Nazarı değen kişiler, bu olumlu özelliklerin kendilerinde olmadığını düşünerek kıskançlık duygusuna kapılır. Bu bakımdan halk arasında, bu olumlu özelliklere sahip varlıkları, kötü niyetli kişilerin bakışlarından kaybedileceği inancı oluşur.
Nazar, kıskançlık gibi kötü duygulardan gelebileceği gibi ayrıca kişinin aşırı sevgisinden de kaynaklanabilir. Bu tür nazardan en çok çocukların etkilendiğine inanıldığı için, anne ve babaların çocuklarına karşı aşırı sevgi göstermeleri ya da düşkünlükleri pek hoş karşılanmaz. Bu inanış gereği halk arasında insana sevdiğinin nazarı daha çok değer sözü yaygın olarak kullanılır.
Nazarın halk hayatındaki yerini belirlemek için, nazara inanan kaynak kişilerin anlatılarından birkaç örnek vermek yararlı olacaktır.

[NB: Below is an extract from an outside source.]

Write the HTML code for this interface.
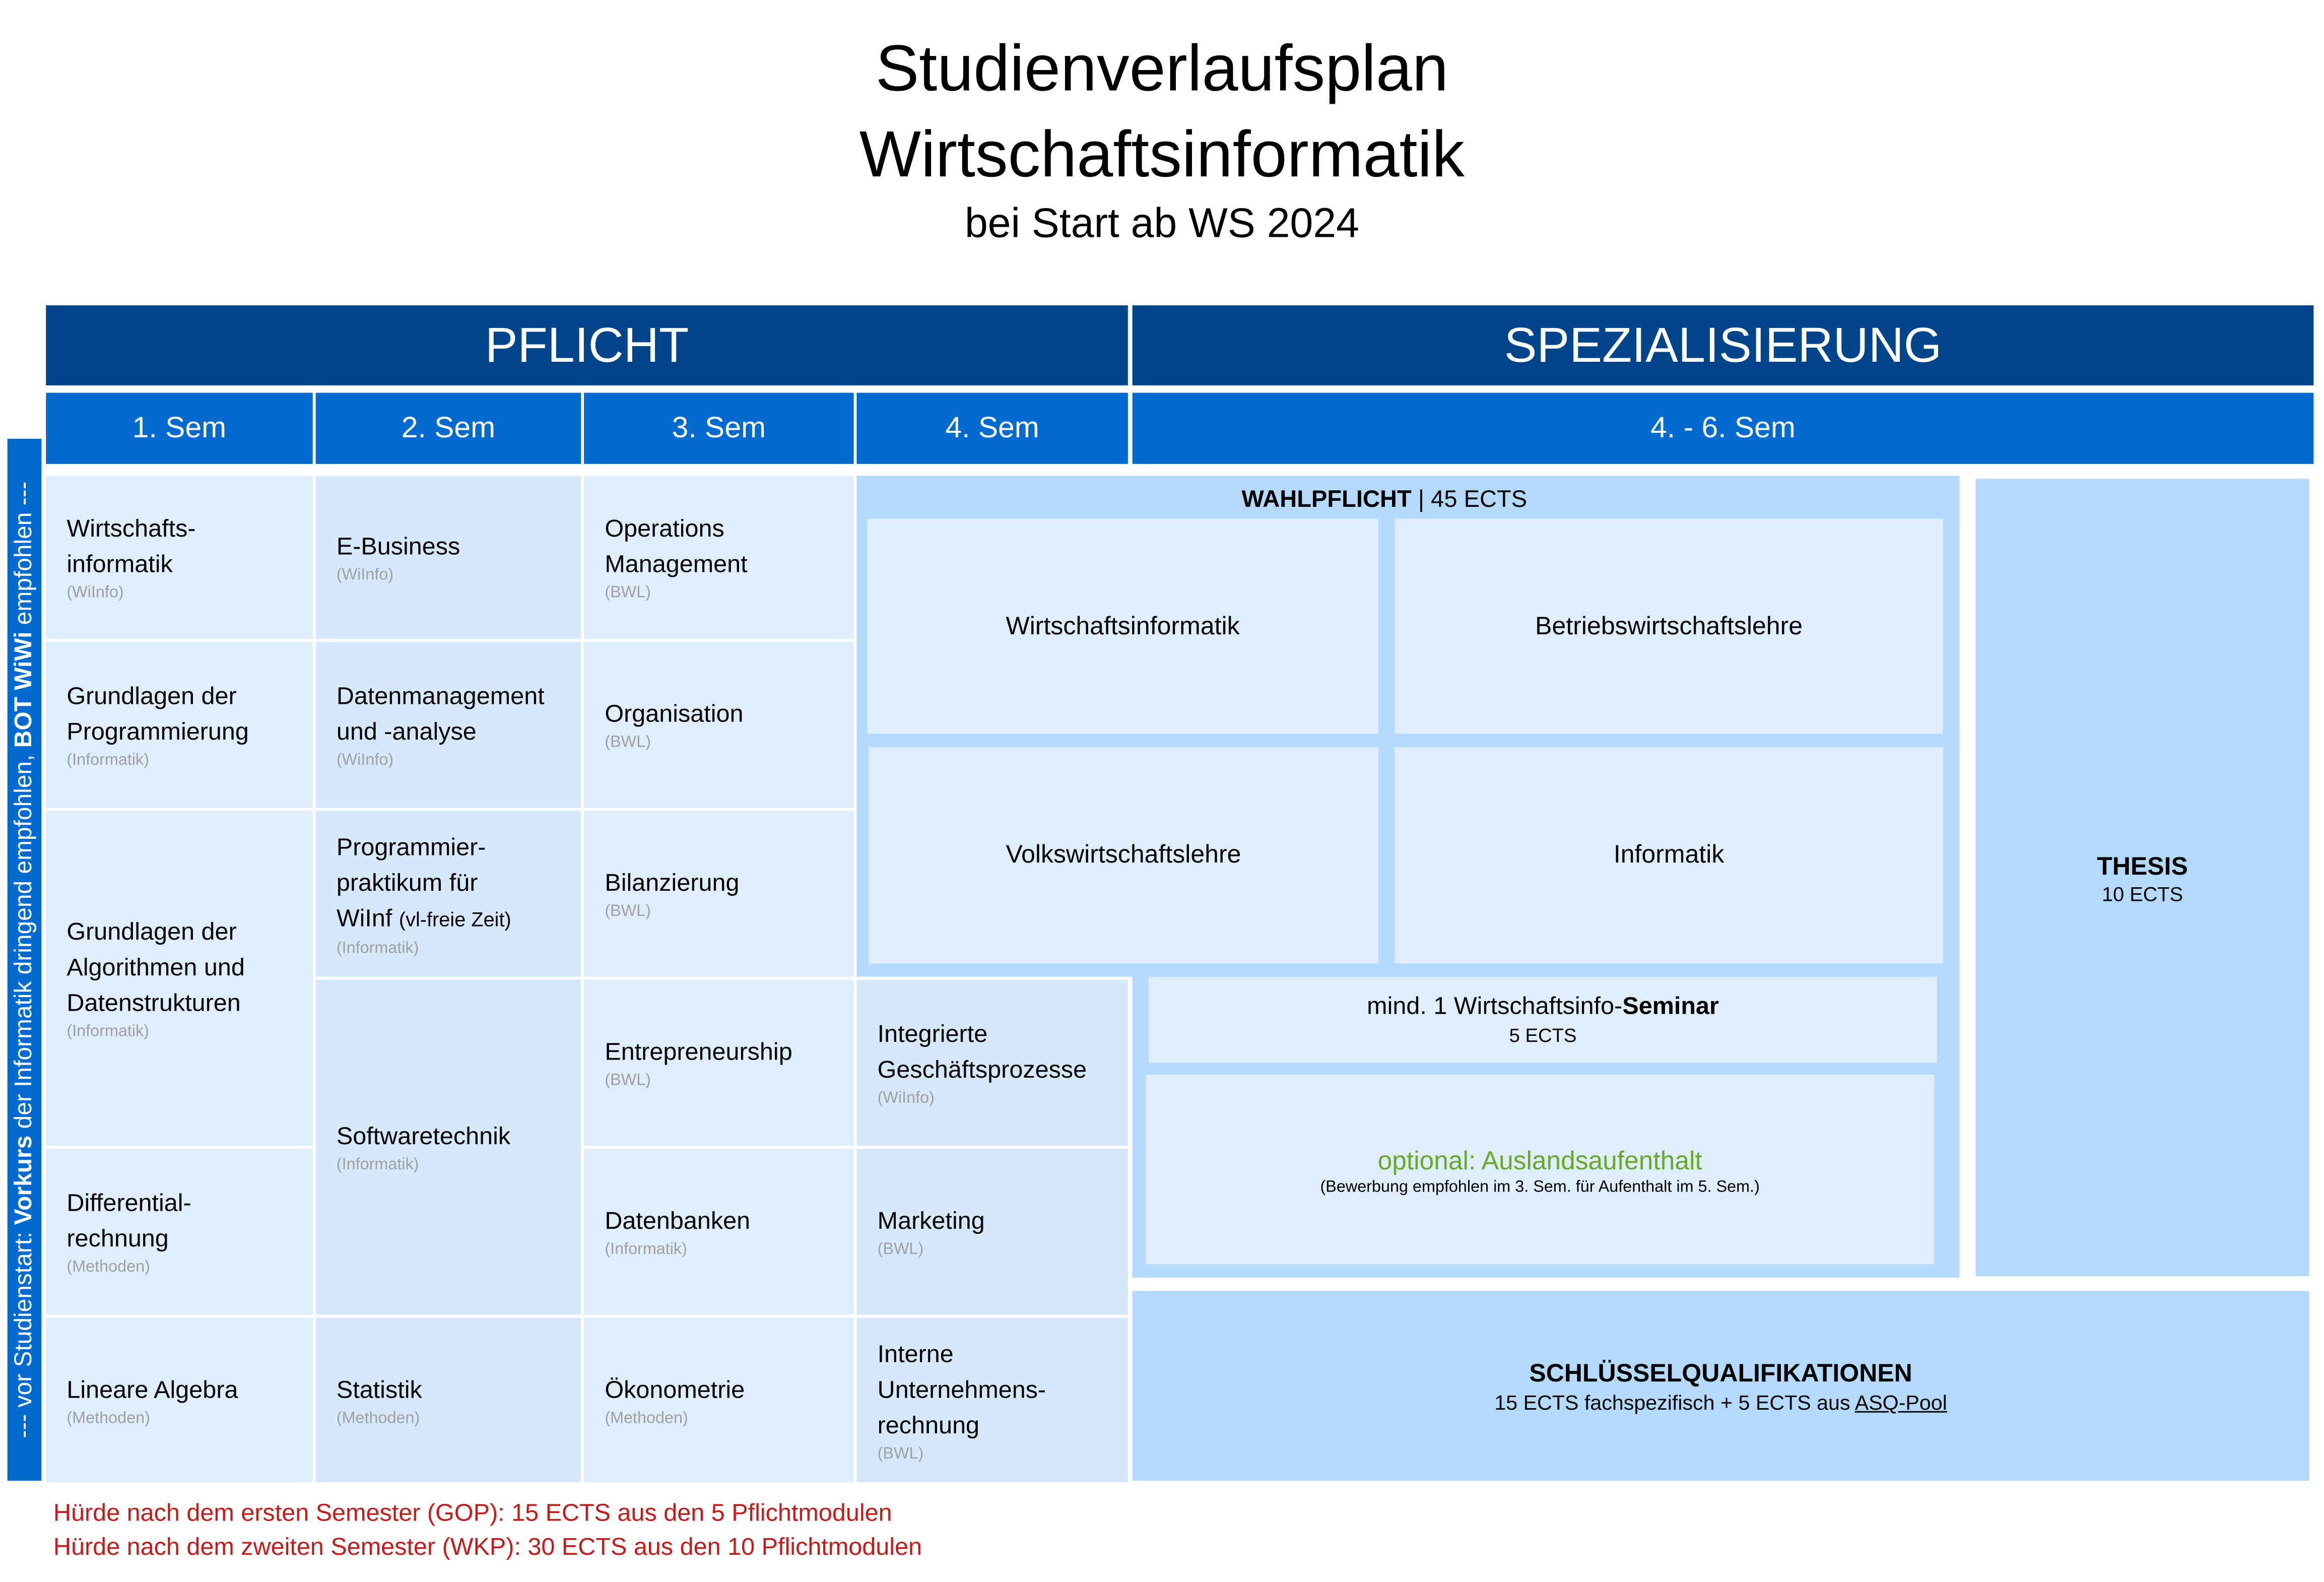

Nazar genellikle kırsal çevrelerde ve yoksul insanlar arasında yaygın görülür. Bu insanlar arasında çok değer taşıyan at, inek, ev, bahçe gibi unsurlar ya da çok sevdiği çocuklarını kaybetme korkusu, sürekli bir tedirgin ve kötü gözlü kişilerin bakışlarına karşı önlemler almaya sevk etmektedir.
Öte yandan öğrenim durumu yüksek, ekonomik açıdan iyi şartlara sahip kişiler arasında da, yoksul kesim kadar olmasa da, nazar inancının bulunduğu görülmekte.
Üniversitede ya da lisede okuyan gençlerle yapılan görüşmeler sonucunda; bu kişilerin bir kısmı nazara inandığını bir kısmı ise bu tür olayları boş şeyler olarak nitelendirdiği belirlenmiş. Nazara inanmayan gençler, olumsuz olayların asıl nedeninin farklı sorunlardan kaynaklandığını halkın bunları nazarla açıkladığını ifade etmiş.
Günümüzde nazar inancının ekonomik, sosyal ve kültürel yönden az gelişmiş kesimlerde yaygın olarak varlığını sürdürdüğü görülmektedir. Öte yandan öğrenim durumu yüksek ve ekonomik açıdan daha iyi durumda olanlar, günlük yaşamlarında geleneksel yani kırsal çevrelere oranla daha akılcı yolu benimsemiş olsalar da, nazara inanmakta, günlük eylem, davranış ve tutumlarında, çok yoğun olmasa da, bu inancın etkisini taşımaktadırlar.
Dolayısıyla nazar ve nazarlık inancı, hemen her kesimde yaygın olarak geçerliliğini korumaktadır.